Sen. Dan Foreman, a Republican from Moscow, chimed in, saying that while he’s typically in favor of letting the free market “do its thing,” it is sometimes necessary to step in.

“The free market can be manipulated,” he said. “And the government does have an oversight responsibility to protect the public from exploitation.”

Sen. Brian Lenney, R-Nampa, said the government shouldn’t intervene in disputes between insurance companies and health care providers. He noted that patients who go to Nutex “aren’t getting gouged” because the No Surprises Act prevents health insurers and providers from penalizing patients who inadvertently receive out-of-network care.

“I’m a free market guy myself, so I’m going to be a hard no and I urge everyone else to vote no on this as well,” Lenney said.

Immediately after, another lawmaker, Sen. Todd Lakey, informed the room that he’s “a free market guy as well,” but would instead be voting for the legislation.

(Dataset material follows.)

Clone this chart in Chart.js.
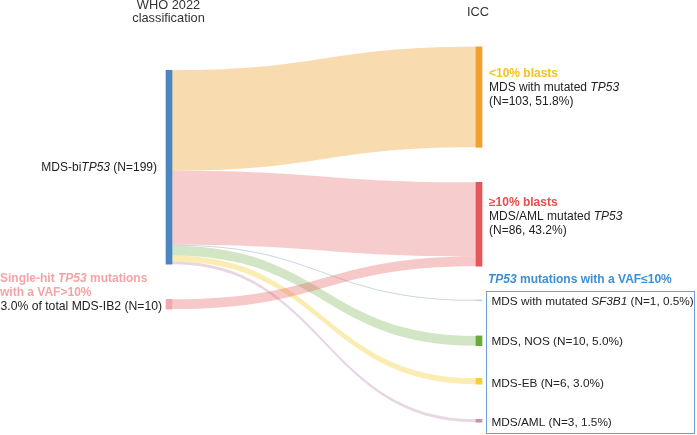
<!DOCTYPE html>
<html>
<head>
<meta charset="utf-8">
<script src="https://cdn.jsdelivr.net/npm/chart.js@4.4.0/dist/chart.umd.min.js"></script>
<style>
  html, body { margin: 0; padding: 0; background: #fff; }
  #chart { display: block; }
</style>
</head>
<body>
<canvas id="chart" width="697" height="435"></canvas>
<script>
  // Column headers
  const columns = [["WHO 2022", "classification"], ["ICC"]];

  // Source nodes (WHO 2022) and target nodes (ICC)
  const sourceNames = ["MDS-biTP53", "Single-hit TP53"];
  const targetNames = ["<10% blasts", "≥10% blasts", "MDS with mutated SF3B1", "MDS, NOS", "MDS-EB", "MDS/AML"];

  // Patients moving from each source into each target
  const flowsBiTP53 = [103, 76, 1, 10, 6, 3];
  const flowsSingleHit = [0, 10, 0, 0, 0, 0];
  const targetPercent = [51.8, 43.2, 0.5, 5.0, 3.0, 1.5];
  const singleHitShare = 3.0;

  // Sankey layout: where each node starts on the value axis
  const sourceTop = [31, 266];
  const targetTop = [7, 146, 266.5, 303.5, 347, 389];

  const sourceColors = ["#4a86c0", "#f2a9ae"];
  const targetColors = ["#f0a02c", "#e5575a", "#c8d3dc", "#6aa93c", "#f5cf33", "#c98fb9"];
  const linkColors = [
    "rgba(240,160,48,0.38)",
    "rgba(229,85,85,0.30)",
    "rgba(150,175,195,0.5)",
    "rgba(106,170,58,0.30)",
    "rgba(245,205,53,0.38)",
    "rgba(190,140,175,0.35)",
  ];
  const singleLinkColor = "rgba(229,85,85,0.32)";

  const FONT = "'Liberation Sans', Arial, sans-serif";
  const flows = [flowsBiTP53, flowsSingleHit];
  const sourceTotals = flows.map((f) => f.reduce((a, b) => a + b, 0));
  const targetTotals = targetNames.map((_, j) => flowsBiTP53[j] + flowsSingleHit[j]);

  // One floating bar per node
  const datasets = [];
  sourceNames.forEach((name, i) => {
    datasets.push({
      label: name,
      data: [[sourceTop[i], sourceTop[i] + sourceTotals[i]], null],
      backgroundColor: sourceColors[i],
    });
  });
  targetNames.forEach((name, j) => {
    datasets.push({
      label: name,
      data: [null, [targetTop[j], targetTop[j] + targetTotals[j]]],
      backgroundColor: targetColors[j],
    });
  });

  function fontOf(r, size) {
    return (r.italic ? "italic " : "") + (r.bold ? "bold " : "") + size + "px " + FONT;
  }

  // Draw a line of text made of runs with different styles
  function drawRuns(ctx, x, y, runs, align, size) {
    size = size || 12;
    let width = 0;
    runs.forEach((r) => {
      ctx.font = fontOf(r, size);
      width += ctx.measureText(r.t).width;
    });
    let cx = align === "right" ? x - width : align === "center" ? x - width / 2 : x;
    runs.forEach((r) => {
      ctx.font = fontOf(r, size);
      ctx.fillStyle = r.color || "#222";
      ctx.fillText(r.t, cx, y);
      cx += ctx.measureText(r.t).width;
    });
  }

  function linkPath(ctx, x0, y0a, y0b, x1, y1a, y1b) {
    const xm = (x0 + x1) / 2;
    ctx.beginPath();
    ctx.moveTo(x0, y0a);
    ctx.bezierCurveTo(xm, y0a, xm, y1a, x1, y1a);
    ctx.lineTo(x1, y1b);
    ctx.bezierCurveTo(xm, y1b, xm, y0b, x0, y0b);
    ctx.closePath();
  }

  const sankeyLinks = {
    id: "sankeyLinks",
    beforeDatasetsDraw(chart) {
      const ctx = chart.ctx;
      const y = chart.scales.y;
      const srcMeta = sourceNames.map((_, i) => chart.getDatasetMeta(i).data[0]);
      const tgtMeta = targetNames.map((_, j) => chart.getDatasetMeta(j + sourceNames.length).data[1]);
      const inUsed = targetNames.map(() => 0);
      ctx.save();
      flows.forEach((row, i) => {
        let outUsed = 0;
        const s = srcMeta[i];
        const x0 = s.x + s.width / 2;
        row.forEach((v, j) => {
          if (!v) return;
          const t = tgtMeta[j];
          const x1 = t.x - t.width / 2;
          const a0 = sourceTop[i] + outUsed;
          const a1 = targetTop[j] + inUsed[j];
          linkPath(ctx, x0, y.getPixelForValue(a0), y.getPixelForValue(a0 + v),
            x1, y.getPixelForValue(a1), y.getPixelForValue(a1 + v));
          ctx.fillStyle = i === 0 ? linkColors[j] : singleLinkColor;
          ctx.fill();
          outUsed += v;
          inUsed[j] += v;
        });
      });
      ctx.restore();
    },
    afterDraw(chart) {
      const ctx = chart.ctx;
      const x = chart.scales.x;
      const y = chart.scales.y;
      const black = "#222";
      ctx.save();
      ctx.textBaseline = "middle";

      // column headers
      drawRuns(ctx, x.getPixelForValue(0) - 0.5, 5.5, [{ t: columns[0][0], color: "#333" }], "center", 12.8);
      drawRuns(ctx, x.getPixelForValue(0) - 0.5, 18.5, [{ t: columns[0][1], color: "#333" }], "center", 12.8);
      drawRuns(ctx, x.getPixelForValue(1) - 1, 12, [{ t: columns[1][0], color: "#333" }], "center", 12.8);

      // source labels
      const sMid = y.getPixelForValue(sourceTop[0] + sourceTotals[0] / 2);
      drawRuns(ctx, 157, sMid, [
        { t: "MDS-bi" }, { t: "TP53", italic: true }, { t: " (N=" + sourceTotals[0] + ")" },
      ], "right");
      const pink = "#f4a3a7";
      drawRuns(ctx, 0, 279, [
        { t: "Single-hit ", bold: true, color: pink },
        { t: "TP53", bold: true, italic: true, color: pink },
        { t: " mutations", bold: true, color: pink },
      ], "left");
      drawRuns(ctx, 0, 292.5, [{ t: "with a VAF>10%", bold: true, color: pink }], "left");
      drawRuns(ctx, 0.5, 306.5, [
        { t: singleHitShare.toFixed(1) + "% of total MDS-IB2 (N=" + sourceTotals[1] + ")", color: black },
      ], "left", 12.2);

      // target labels
      const tx = 489;
      drawRuns(ctx, tx, 74, [{ t: "<10% blasts", bold: true, color: "#f5c31c" }], "left");
      drawRuns(ctx, tx, 88, [{ t: "MDS with mutated " }, { t: "TP53", italic: true }], "left");
      drawRuns(ctx, tx, 102, [{ t: "(N=" + targetTotals[0] + ", " + targetPercent[0].toFixed(1) + "%)" }], "left");

      drawRuns(ctx, tx, 203, [{ t: "≥10% blasts", bold: true, color: "#e84d4d" }], "left");
      drawRuns(ctx, tx, 217, [{ t: "MDS/AML mutated " }, { t: "TP53", italic: true }], "left");
      drawRuns(ctx, tx, 231, [{ t: "(N=" + targetTotals[1] + ", " + targetPercent[1].toFixed(1) + "%)" }], "left");

      const blue = "#3b8fd6";
      drawRuns(ctx, 488, 280, [
        { t: "TP53", bold: true, italic: true, color: blue },
        { t: " mutations with a VAF≤10%", bold: true, color: blue },
      ], "left");

      // box around low-VAF categories
      ctx.strokeStyle = "#6d9fd2";
      ctx.lineWidth = 1;
      ctx.strokeRect(486.5, 291.5, 208, 142);

      const small = [
        [{ t: "MDS with mutated " }, { t: "SF3B1", italic: true }],
        [{ t: "MDS, NOS" }],
        [{ t: "MDS-EB" }],
        [{ t: "MDS/AML" }],
      ];
      const smallY = [301.5, 341.5, 384, 422.5];
      small.forEach((runs, k) => {
        const j = k + 2;
        const suffix = " (N=" + targetTotals[j] + ", " + targetPercent[j].toFixed(1) + "%)";
        drawRuns(ctx, 491.5, smallY[k], runs.concat([{ t: suffix }]), "left", 11.8);
      });
      ctx.restore();
    },
  };

  new Chart(document.getElementById("chart"), {
    type: "bar",
    data: { labels: ["WHO 2022", "ICC"], datasets: datasets },
    options: {
      responsive: false,
      animation: false,
      layout: { padding: { left: 14, right: 63, top: 40, bottom: 5 } },
      datasets: { bar: { grouped: false, barThickness: 6 } },
      plugins: { legend: { display: false }, tooltip: { enabled: false } },
      scales: {
        x: { display: false },
        y: { display: false, min: 0, max: 400, reverse: true },
      },
    },
    plugins: [sankeyLinks],
  });
</script>
</body>
</html>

“The problem here is that this is not the free market,” Lakey said. “We have somebody that’s abusing the intended process and running everything through it at exponentially increased costs, knowing that out-of-state arbitrators are going to side with them and enhance their profits. This legislation tries to bring it back to the free market.”

CDA lawmaker says Nutex provides ‘better service’

For one lawmaker, the bill hit closer to home. Sen. Ben Toews of Coeur d’Alene said Nutex’s emergency room in Post Falls served his wife just last year. Toews said they drove past another emergency room on the way to get there because the couple has had “horrible service” at other options in the area.

Aside from Nutex’s hospital, there are two medical facilities in Post Falls: the small, physician-owned Northwest Specialty Hospital and the Northern Idaho Advanced Care Hospital, which provides long-term care for medically complex conditions. The city is just a 15-minute drive from Coeur d’Alene, home to Kootenai Health, a larger, community-owned hospital.

“The reality is that the free market works, and it creates better service,” Toews said. “My wife saw a doctor within probably 10 minutes. She got an MRI. It was the best service I’ve ever had in an ER room, by far.”

On its website, Nutex touts shorter wait times, larger rooms with baths and televisions, catered meals and one-on-one time with physicians, which it’s able to provide in part because all of its patients are essentially walk-ins. Vo, the company’s CEO, said ambulances usually route patients to larger hospitals, allowing it to focus its care on a smaller number of patients.

Bernt reiterated during the debate that he doesn’t believe the bill would stifle competition.

“I’m not saying that this freestanding ER does a bad job,” Bernt said. “Because it sounds like if you want to have caviar and a mimosa, then it probably would be a great place to go to the ER. But that’s not what we’re talking about.”